▶ [STATED GOAL]: Copy the lines of the data below exactly, starting at the first and stopping after the line that contains "2.166, 2.332, 2.422]"; include no pictures.

▶ [STORED DATA]:
START
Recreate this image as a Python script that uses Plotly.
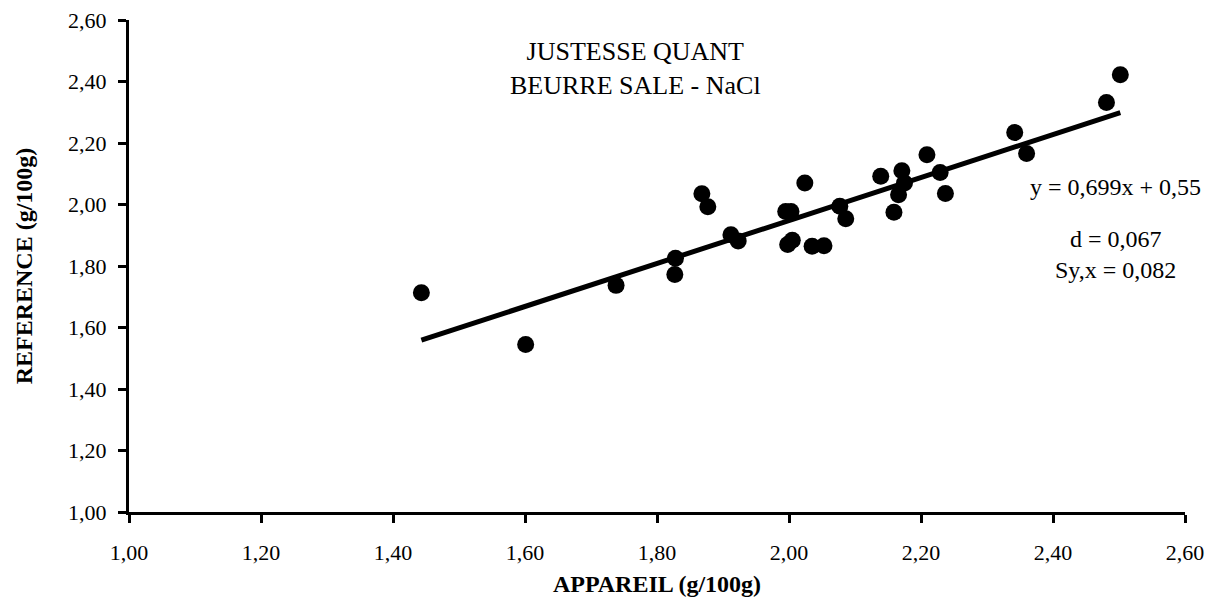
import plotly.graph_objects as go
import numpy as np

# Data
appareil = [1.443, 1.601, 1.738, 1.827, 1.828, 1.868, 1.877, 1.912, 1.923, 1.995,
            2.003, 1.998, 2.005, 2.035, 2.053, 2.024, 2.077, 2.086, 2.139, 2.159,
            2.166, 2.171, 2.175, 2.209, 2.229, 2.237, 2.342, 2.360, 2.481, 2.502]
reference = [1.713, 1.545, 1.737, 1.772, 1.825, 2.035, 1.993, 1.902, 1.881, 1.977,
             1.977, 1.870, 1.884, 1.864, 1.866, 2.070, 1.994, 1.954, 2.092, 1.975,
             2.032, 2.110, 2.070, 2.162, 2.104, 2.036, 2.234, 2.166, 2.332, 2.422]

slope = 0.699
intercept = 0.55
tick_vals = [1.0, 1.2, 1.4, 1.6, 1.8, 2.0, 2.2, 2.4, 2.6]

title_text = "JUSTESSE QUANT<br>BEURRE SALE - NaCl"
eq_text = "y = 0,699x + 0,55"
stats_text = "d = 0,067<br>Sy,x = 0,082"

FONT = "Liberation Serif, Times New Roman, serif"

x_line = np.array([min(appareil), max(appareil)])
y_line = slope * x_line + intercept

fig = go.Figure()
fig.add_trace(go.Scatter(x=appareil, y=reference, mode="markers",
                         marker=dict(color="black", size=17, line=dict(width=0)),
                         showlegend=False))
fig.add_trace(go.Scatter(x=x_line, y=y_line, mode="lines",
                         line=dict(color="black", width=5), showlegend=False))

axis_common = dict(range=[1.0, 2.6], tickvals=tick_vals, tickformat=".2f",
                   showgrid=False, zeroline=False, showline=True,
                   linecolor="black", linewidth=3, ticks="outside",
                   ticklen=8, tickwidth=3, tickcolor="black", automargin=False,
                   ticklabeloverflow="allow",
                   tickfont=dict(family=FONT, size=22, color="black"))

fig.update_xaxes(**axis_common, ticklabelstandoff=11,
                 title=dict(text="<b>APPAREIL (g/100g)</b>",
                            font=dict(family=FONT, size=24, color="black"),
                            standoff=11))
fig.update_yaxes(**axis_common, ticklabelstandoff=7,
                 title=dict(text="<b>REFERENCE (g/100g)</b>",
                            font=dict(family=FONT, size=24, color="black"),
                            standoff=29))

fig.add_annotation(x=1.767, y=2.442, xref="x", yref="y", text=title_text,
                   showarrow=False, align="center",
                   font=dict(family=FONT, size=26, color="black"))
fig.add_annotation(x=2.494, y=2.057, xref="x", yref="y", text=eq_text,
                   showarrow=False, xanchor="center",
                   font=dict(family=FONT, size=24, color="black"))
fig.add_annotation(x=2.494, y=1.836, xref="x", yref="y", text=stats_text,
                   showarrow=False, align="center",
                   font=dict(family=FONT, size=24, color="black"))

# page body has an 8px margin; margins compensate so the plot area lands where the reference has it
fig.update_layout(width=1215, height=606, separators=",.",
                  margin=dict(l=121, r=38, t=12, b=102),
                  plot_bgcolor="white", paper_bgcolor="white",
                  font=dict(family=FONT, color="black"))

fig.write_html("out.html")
END
▶ [PROBLEM SOLUTION]:
Recreate this image as a Python script that uses Plotly.
import plotly.graph_objects as go
import numpy as np

# Data
appareil = [1.443, 1.601, 1.738, 1.827, 1.828, 1.868, 1.877, 1.912, 1.923, 1.995,
            2.003, 1.998, 2.005, 2.035, 2.053, 2.024, 2.077, 2.086, 2.139, 2.159,
            2.166, 2.171, 2.175, 2.209, 2.229, 2.237, 2.342, 2.360, 2.481, 2.502]
reference = [1.713, 1.545, 1.737, 1.772, 1.825, 2.035, 1.993, 1.902, 1.881, 1.977,
             1.977, 1.870, 1.884, 1.864, 1.866, 2.070, 1.994, 1.954, 2.092, 1.975,
             2.032, 2.110, 2.070, 2.162, 2.104, 2.036, 2.234, 2.166, 2.332, 2.422]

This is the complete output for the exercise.